Nur deswegen kann Kristian Köhntopp ein Grundrecht auf unvermittelte Konnektivität fordern. Besser: auf selbstvermittelte und selbstgefilterte Konnektivität. Das heißt nämlich nichts anderes als Filterlosigkeit und Mittlerlosigkeit auf der Seite der Sender und Vermittler – und ja, damit eben ein Recht auf Netneutrality! Netneutrality brauchen wir, um die eben erlangte Macht des Lesers und das funktionieren der dritten Ordnung der Ordnung voll zu gewährleisten.

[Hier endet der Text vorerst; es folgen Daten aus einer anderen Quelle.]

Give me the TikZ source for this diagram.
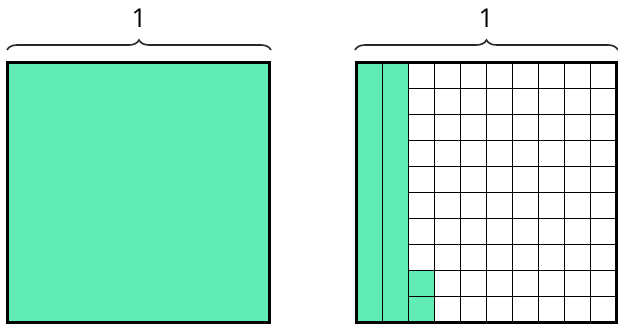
\documentclass[tikz,border=0pt]{standalone}
\usepackage{fontspec}
\setmainfont{Open Sans}
\usetikzlibrary{decorations.pathreplacing}
\definecolor{mint}{RGB}{96,236,180}
\definecolor{bracegray}{RGB}{40,40,40}
\begin{document}
\begin{tikzpicture}[x=1pt,y=1pt,
  whole/.style={draw=black,line width=3pt,fill=mint},
  gridline/.style={draw=black,line width=1.6pt},
  outline/.style={draw=black,line width=3pt},
  bracestyle/.style={draw=bracegray,line width=1.6pt,decorate,decoration={brace,amplitude=10pt}},
  label/.style={font=\fontsize{26}{30}\selectfont,anchor=base,inner sep=0pt}]
\useasboundingbox (0,0) rectangle (618,327);
% left whole square
\node[whole,minimum width=262pt,minimum height=260pt,inner sep=0pt,outer sep=0pt] (sq) at (138.5,134.5) {};
% right grid
\coordinate (g0) at (356.5,4.5);
\fill[mint] (356.5,4.5) rectangle (408.5,264.5);
\fill[mint] (408.5,4.5) rectangle (434.5,56.5);
\foreach \i in {3,...,9} {
  \draw[gridline] ({356.5+26*\i},4.5) -- ({356.5+26*\i},264.5);
}
\draw[gridline] (382.5,4.5) -- (382.5,264.5);
\draw[gridline] (408.5,4.5) -- (408.5,264.5);
\foreach \j in {1,...,9} {
  \draw[gridline] (408.5,{4.5+26*\j}) -- (616.5,{4.5+26*\j});
}
\node[outline,minimum width=260pt,minimum height=260pt,inner sep=0pt,outer sep=0pt] (grid) at (486.5,134.5) {};
% braces
\coordinate (lb1) at (7,277);
\coordinate (lb2) at (271,277);
\coordinate (rb1) at (355,277);
\coordinate (rb2) at (618,277);
\draw[bracestyle] (lb1) -- (lb2);
\draw[bracestyle] (rb1) -- (rb2);
\node[label] (l1) at (139,299) {1};
\node[label] (l2) at (486,299) {1};
\end{tikzpicture}
\end{document}
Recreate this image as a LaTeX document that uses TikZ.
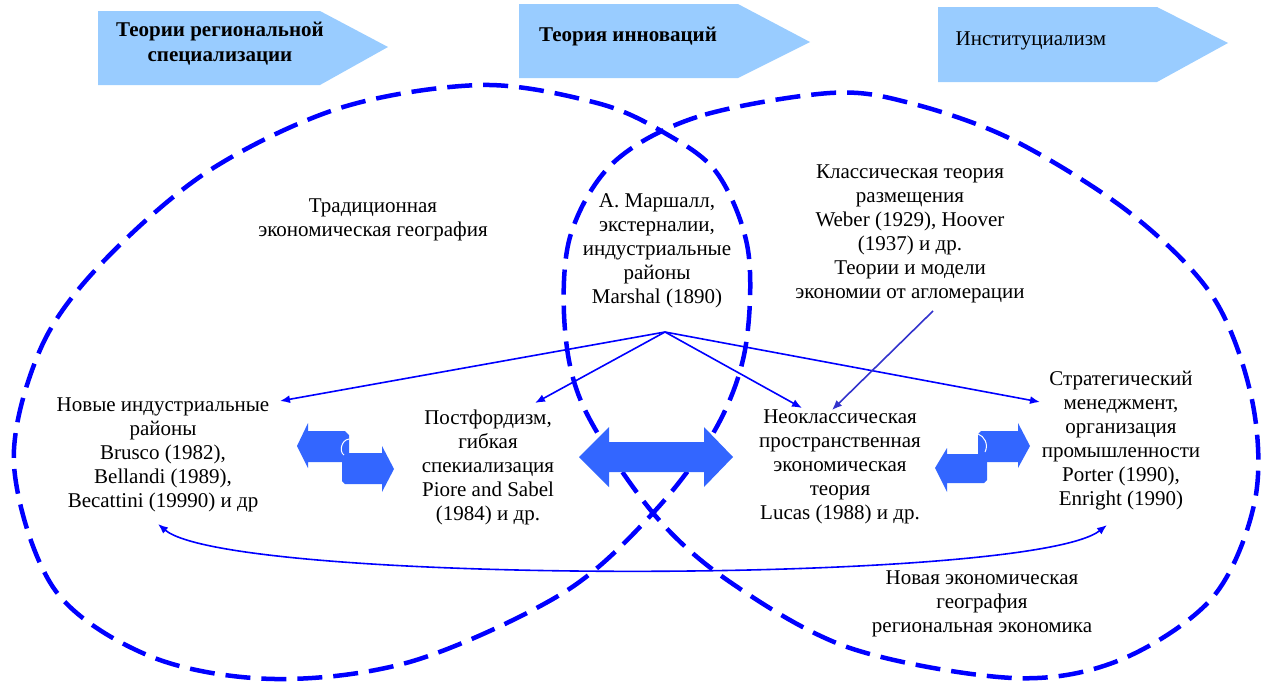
\documentclass[tikz,border=0pt]{standalone}
\usepackage{fontspec}
\setmainfont{Liberation Serif}
\newfontfamily\tnr{Liberation Serif}
\usetikzlibrary{arrows.meta}
\definecolor{hdr}{RGB}{153,204,255}
\definecolor{blk}{RGB}{51,102,255}
\definecolor{dsh}{RGB}{0,0,255}
\definecolor{conB}{RGB}{51,51,204}
\begin{document}
\begin{tikzpicture}[x=1pt,y=-1pt,
  txt/.style={align=center, inner sep=0pt, font=\tnr\fontsize{21}{24}\selectfont},
  hdrtxt/.style={align=center, inner sep=0pt, font=\tnr\fontsize{21}{25}\selectfont\bfseries},
  hdrplain/.style={align=center, inner sep=0pt, font=\tnr\fontsize{21}{25}\selectfont},
  loopline/.style={draw=dsh, line width=4.5pt, dash pattern=on 25pt off 11pt},
  conn/.style={draw=dsh, line width=1.6pt, -{Latex[length=10pt,width=8pt]}},
  conn2/.style={draw=conB, line width=1.6pt, -{Latex[length=10pt,width=8pt]}},
  blockarrow/.style={fill=blk},
  headshape/.style={fill=hdr},
  curl/.style={draw=white, line width=1pt}]
\useasboundingbox (0,0) rectangle (1261,683);

% header pentagons
\fill[headshape] (98,11) -- (320,11) -- (388,47) -- (320,85) -- (98,85) -- cycle;
\fill[headshape] (519,4) -- (738,4) -- (810,42) -- (738,78) -- (519,78) -- cycle;
\fill[headshape] (938,7) -- (1157,7) -- (1228,43) -- (1157,82) -- (938,82) -- cycle;
\node[hdrtxt] (h1) at (220,44) {Теории региональной\\специализации};
\node[hdrtxt] (h2) at (628,37) {Теория инноваций};
\node[hdrplain] (h3) at (1031,41) {Институциализм};

% dashed loops
\draw[loopline] plot[smooth cycle, tension=0.55] coordinates {
 (14,465) (40,350) (100,265) (207,172) (340,108) (482,85) (597,103) (663,132)
 (717,173) (748,250) (745,350) (715,430) (653,513) (563,593) (413,661)
 (275,679) (152,657) (55,590)};
\draw[loopline] plot[smooth cycle, tension=0.55] coordinates {
 (830,93) (697,117) (613,163) (570,237) (565,330) (585,410) (653,513)
 (730,582) (850,648) (1013,678) (1120,660) (1213,597) (1255,500)
 (1252,400) (1213,297) (1130,213) (1013,140) (910,103)};

% text nodes
\node[txt] (trad) at (373,220) {Традиционная\\экономическая география};
\node[txt] (marsh) at (657,251) {А. Маршалл,\\экстерналии,\\индустриальные\\районы\\Marshal (1890)};
\node[txt] (class) at (910,234) {Классическая теория\\размещения\\Weber (1929), Hoover\\(1937) и др.\\Теории и модели\\экономии от агломерации};
\node[txt] (nir) at (163,455) {Новые индустриальные\\районы\\Brusco (1982),\\Bellandi (1989),\\Becattini (19990) и др};
\node[txt] (post) at (488,467) {Постфордизм,\\гибкая\\спекиализация\\Piore and Sabel\\(1984) и др.};
\node[txt] (neo) at (840,467) {Неоклассическая\\пространственная\\экономическая\\теория\\Lucas (1988) и др.};
\node[txt] (strat) at (1121,441) {Стратегический\\менеджмент,\\организация\\промышленности\\Porter (1990),\\Enright (1990)};
\node[txt] (neg) at (982,604) {Новая экономическая\\география\\региональная экономика};

% connector points
\coordinate (mo) at (665,332);
\coordinate (t1) at (280,401);
\coordinate (t2) at (535,403);
\coordinate (t3) at (802,408);
\coordinate (t4) at (1040,402);
\coordinate (c0) at (933,311);
\coordinate (c1) at (832,410);
\coordinate (e1) at (158,524);
\coordinate (e2) at (1107,525);

\draw[conn] (mo) -- (t1);
\draw[conn] (mo) -- (t2);
\draw[conn] (mo) -- (t3);
\draw[conn] (mo) -- (t4);
\draw[conn2] (c0) -- (c1);
\draw[draw=dsh, line width=1.6pt, {Latex[length=10pt,width=8pt]}-{Latex[length=10pt,width=8pt]}]
  (e1) .. controls (230,585) and (1030,585) .. (e2);

% block arrows
\fill[blockarrow] (579,457) -- (609,427) -- (609,442) -- (704,442) -- (704,427) -- (733,457)
  -- (704,487) -- (704,472) -- (609,472) -- (609,487) -- cycle;
% left pair
\fill[blockarrow] (297,446) -- (308,423) -- (308,431) -- (345,431) -- (349,435) -- (349,462)
  -- (308,462) -- (308,468) -- cycle;
\fill[blockarrow] (342,456) -- (345,453) -- (382,453) -- (382,446) -- (394,469) -- (382,492)
  -- (382,484) -- (345,484) -- (342,481) -- cycle;
\draw[curl] (349,439) .. controls (341,440) and (339,452) .. (344,455);
% right pair
\fill[blockarrow] (978,434) -- (981,431) -- (1018,431) -- (1018,423) -- (1030,446) -- (1018,468)
  -- (1018,462) -- (978,462) -- cycle;
\fill[blockarrow] (935,468) -- (947,448) -- (947,454) -- (987,454) -- (987,480) -- (984,483)
  -- (947,483) -- (947,492) -- cycle;
\draw[curl] (978,434) .. controls (984,436) and (989,444) .. (985,452);
\end{tikzpicture}
\end{document}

Die bange Frage der Verleger, ob und wie sie denn in diesem Umbruch noch ihre Publikationen finanzieren können, wird die Zukunft nicht nur nicht positiv (oder negativ) bescheiden. Nein, diese Frage stellt sich überhaupt nicht! Die Frage der Zukunft ist keine Frage des Senders oder des Vermittlers, sondern eine des Empfängers. Die Frage ist: Welche Algorithmen, welche Verknüpfungen und welche Filter tragen dazu bei, meinen Informationsstrom noch genauer auf meine Bedürfnisse anzupassen? Wie kann ich das Rauschen (Ja, dazu gehört im Zweifelsfall auch jede Form von Werbung) minimieren und meinen Input so gestalten, dass ich maximal davon profitiere? Der Kontrollverlust ist absolut und noch gar nicht voll begriffen worden. Wer jetzt Verlegern gute Tipps gibt, wie sie auch in Zukunft noch Geld verdienen werden, sollte sehr vorsichtig auftreten. In dem Kontinuum der dritten Ordnung der Ordnung ist kein Platz für einen Bezahlschlitz und mit zunehmenden Kanälen (ja, auch jeder Freund, der auf Facebook über seine Bauchschmerzen spricht, ist ein Kanal), wird das Zahlungsmittel Aufmerksamkeit immer rarer und kostbarer. Der Markt hat für Informationen jetzt schon einen Preis festgesetzt: 0 Euro! Wer hier von digitalem Maoismus spricht oder über „verirrte Web-Kommunisten“ poltert, hat die Marktwirtschaft nicht begriffen: In ihrer digitalen Form ist sie ein postmaterialistisches Paradies des anstrengungslosen Informationswohlstands.